**YOUR TASK**. The entries below contain pictures. Retype everything except those pictures, exactly as given.

**RECORDS FOR THE TASK**.
- - - -

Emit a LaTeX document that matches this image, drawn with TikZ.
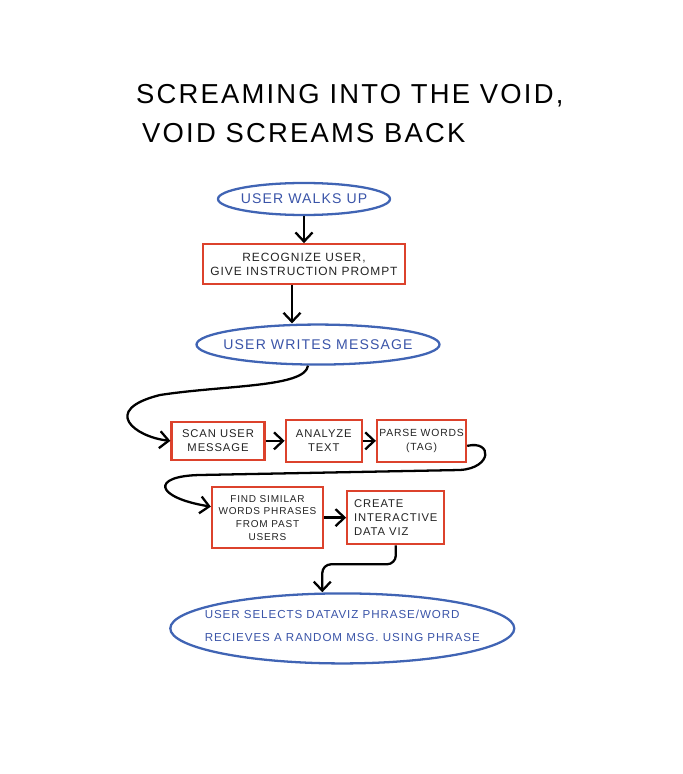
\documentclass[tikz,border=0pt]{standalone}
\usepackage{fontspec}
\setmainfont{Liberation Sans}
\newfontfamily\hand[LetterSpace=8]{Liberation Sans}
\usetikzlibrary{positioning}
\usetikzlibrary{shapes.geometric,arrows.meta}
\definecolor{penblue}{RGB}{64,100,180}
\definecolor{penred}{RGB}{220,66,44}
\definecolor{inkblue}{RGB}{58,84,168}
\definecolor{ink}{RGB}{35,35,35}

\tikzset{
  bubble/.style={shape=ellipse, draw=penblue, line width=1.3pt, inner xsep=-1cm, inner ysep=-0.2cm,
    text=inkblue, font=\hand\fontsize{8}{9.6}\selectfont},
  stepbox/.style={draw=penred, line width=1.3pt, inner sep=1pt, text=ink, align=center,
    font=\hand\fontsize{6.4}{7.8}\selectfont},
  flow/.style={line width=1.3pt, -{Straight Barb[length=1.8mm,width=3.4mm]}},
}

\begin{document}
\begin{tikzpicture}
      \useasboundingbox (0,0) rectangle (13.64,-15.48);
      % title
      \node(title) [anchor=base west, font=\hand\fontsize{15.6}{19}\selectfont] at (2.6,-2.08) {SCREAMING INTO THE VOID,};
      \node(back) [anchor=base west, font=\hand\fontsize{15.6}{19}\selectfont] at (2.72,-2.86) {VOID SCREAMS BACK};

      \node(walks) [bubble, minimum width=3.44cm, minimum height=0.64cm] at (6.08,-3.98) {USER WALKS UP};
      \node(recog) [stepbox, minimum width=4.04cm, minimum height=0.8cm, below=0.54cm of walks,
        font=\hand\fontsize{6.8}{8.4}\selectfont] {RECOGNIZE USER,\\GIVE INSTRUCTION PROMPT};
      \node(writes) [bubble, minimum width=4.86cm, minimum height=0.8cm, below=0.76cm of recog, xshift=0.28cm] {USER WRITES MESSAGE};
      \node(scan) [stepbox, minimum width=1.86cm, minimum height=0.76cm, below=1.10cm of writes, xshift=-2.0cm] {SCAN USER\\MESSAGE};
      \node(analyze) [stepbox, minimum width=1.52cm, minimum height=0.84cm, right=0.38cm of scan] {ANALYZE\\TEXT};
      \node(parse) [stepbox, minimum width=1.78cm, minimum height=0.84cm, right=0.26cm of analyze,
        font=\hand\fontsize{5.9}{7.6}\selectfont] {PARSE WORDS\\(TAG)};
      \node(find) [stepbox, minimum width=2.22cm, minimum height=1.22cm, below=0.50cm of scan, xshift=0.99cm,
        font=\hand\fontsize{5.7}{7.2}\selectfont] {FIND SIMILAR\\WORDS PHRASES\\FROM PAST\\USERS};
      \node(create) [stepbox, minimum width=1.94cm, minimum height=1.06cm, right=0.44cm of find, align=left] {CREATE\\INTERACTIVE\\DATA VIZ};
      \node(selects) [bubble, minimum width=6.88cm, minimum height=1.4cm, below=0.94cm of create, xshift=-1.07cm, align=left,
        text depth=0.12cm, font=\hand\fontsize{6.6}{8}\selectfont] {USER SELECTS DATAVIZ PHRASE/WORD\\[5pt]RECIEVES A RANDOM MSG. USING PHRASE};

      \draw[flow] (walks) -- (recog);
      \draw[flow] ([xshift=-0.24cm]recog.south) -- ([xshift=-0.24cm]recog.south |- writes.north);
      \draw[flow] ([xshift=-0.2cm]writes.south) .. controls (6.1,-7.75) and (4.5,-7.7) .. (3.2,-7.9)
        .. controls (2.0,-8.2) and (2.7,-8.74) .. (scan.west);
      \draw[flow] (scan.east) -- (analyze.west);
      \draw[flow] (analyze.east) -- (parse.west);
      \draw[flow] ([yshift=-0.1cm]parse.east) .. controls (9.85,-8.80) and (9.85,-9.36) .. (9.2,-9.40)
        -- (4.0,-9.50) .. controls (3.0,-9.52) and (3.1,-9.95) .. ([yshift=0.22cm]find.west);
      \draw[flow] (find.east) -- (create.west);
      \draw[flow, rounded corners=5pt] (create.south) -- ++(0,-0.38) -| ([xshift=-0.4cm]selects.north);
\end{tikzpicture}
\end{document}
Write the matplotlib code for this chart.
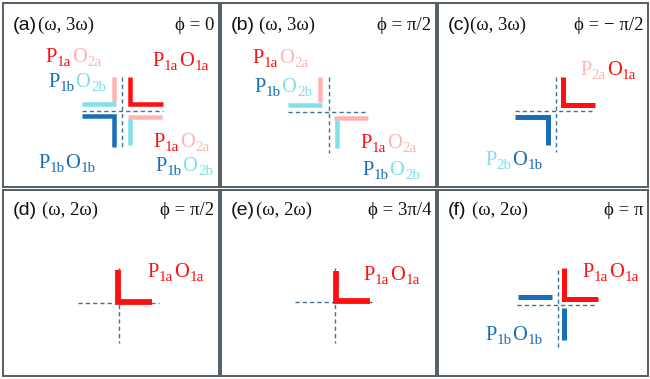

- - - -

**RESPONSE**.
Emit a LaTeX document that matches this image, drawn with TikZ.
\documentclass[tikz,border=0pt]{standalone}
\usepackage{fontspec}
\setmainfont{Liberation Sans}
\newfontfamily\hand[LetterSpace=8]{Liberation Sans}
\usetikzlibrary{positioning}
\usetikzlibrary{shapes.geometric,arrows.meta}
\definecolor{penblue}{RGB}{64,100,180}
\definecolor{penred}{RGB}{220,66,44}
\definecolor{inkblue}{RGB}{58,84,168}
\definecolor{ink}{RGB}{35,35,35}

\tikzset{
  bubble/.style={shape=ellipse, draw=penblue, line width=1.3pt, inner xsep=-1cm, inner ysep=-0.2cm,
    text=inkblue, font=\hand\fontsize{8}{9.6}\selectfont},
  stepbox/.style={draw=penred, line width=1.3pt, inner sep=1pt, text=ink, align=center,
    font=\hand\fontsize{6.4}{7.8}\selectfont},
  flow/.style={line width=1.3pt, -{Straight Barb[length=1.8mm,width=3.4mm]}},
}

\begin{document}
\begin{tikzpicture}
      \useasboundingbox (0,0) rectangle (13.64,-15.48);
      % title
      \node(title) [anchor=base west, font=\hand\fontsize{15.6}{19}\selectfont] at (2.6,-2.08) {SCREAMING INTO THE VOID,};
      \node(back) [anchor=base west, font=\hand\fontsize{15.6}{19}\selectfont] at (2.72,-2.86) {VOID SCREAMS BACK};

      \node(walks) [bubble, minimum width=3.44cm, minimum height=0.64cm] at (6.08,-3.98) {USER WALKS UP};
      \node(recog) [stepbox, minimum width=4.04cm, minimum height=0.8cm, below=0.54cm of walks,
        font=\hand\fontsize{6.8}{8.4}\selectfont] {RECOGNIZE USER,\\GIVE INSTRUCTION PROMPT};
      \node(writes) [bubble, minimum width=4.86cm, minimum height=0.8cm, below=0.76cm of recog, xshift=0.28cm] {USER WRITES MESSAGE};
      \node(scan) [stepbox, minimum width=1.86cm, minimum height=0.76cm, below=1.10cm of writes, xshift=-2.0cm] {SCAN USER\\MESSAGE};
      \node(analyze) [stepbox, minimum width=1.52cm, minimum height=0.84cm, right=0.38cm of scan] {ANALYZE\\TEXT};
      \node(parse) [stepbox, minimum width=1.78cm, minimum height=0.84cm, right=0.26cm of analyze,
        font=\hand\fontsize{5.9}{7.6}\selectfont] {PARSE WORDS\\(TAG)};
      \node(find) [stepbox, minimum width=2.22cm, minimum height=1.22cm, below=0.50cm of scan, xshift=0.99cm,
        font=\hand\fontsize{5.7}{7.2}\selectfont] {FIND SIMILAR\\WORDS PHRASES\\FROM PAST\\USERS};
      \node(create) [stepbox, minimum width=1.94cm, minimum height=1.06cm, right=0.44cm of find, align=left] {CREATE\\INTERACTIVE\\DATA VIZ};
      \node(selects) [bubble, minimum width=6.88cm, minimum height=1.4cm, below=0.94cm of create, xshift=-1.07cm, align=left,
        text depth=0.12cm, font=\hand\fontsize{6.6}{8}\selectfont] {USER SELECTS DATAVIZ PHRASE/WORD\\[5pt]RECIEVES A RANDOM MSG. USING PHRASE};

      \draw[flow] (walks) -- (recog);
      \draw[flow] ([xshift=-0.24cm]recog.south) -- ([xshift=-0.24cm]recog.south |- writes.north);
      \draw[flow] ([xshift=-0.2cm]writes.south) .. controls (6.1,-7.75) and (4.5,-7.7) .. (3.2,-7.9)
        .. controls (2.0,-8.2) and (2.7,-8.74) .. (scan.west);
      \draw[flow] (scan.east) -- (analyze.west);
      \draw[flow] (analyze.east) -- (parse.west);
      \draw[flow] ([yshift=-0.1cm]parse.east) .. controls (9.85,-8.80) and (9.85,-9.36) .. (9.2,-9.40)
        -- (4.0,-9.50) .. controls (3.0,-9.52) and (3.1,-9.95) .. ([yshift=0.22cm]find.west);
      \draw[flow] (find.east) -- (create.west);
      \draw[flow, rounded corners=5pt] (create.south) -- ++(0,-0.38) -| ([xshift=-0.4cm]selects.north);
\end{tikzpicture}
\end{document}
Write the matplotlib code for this chart.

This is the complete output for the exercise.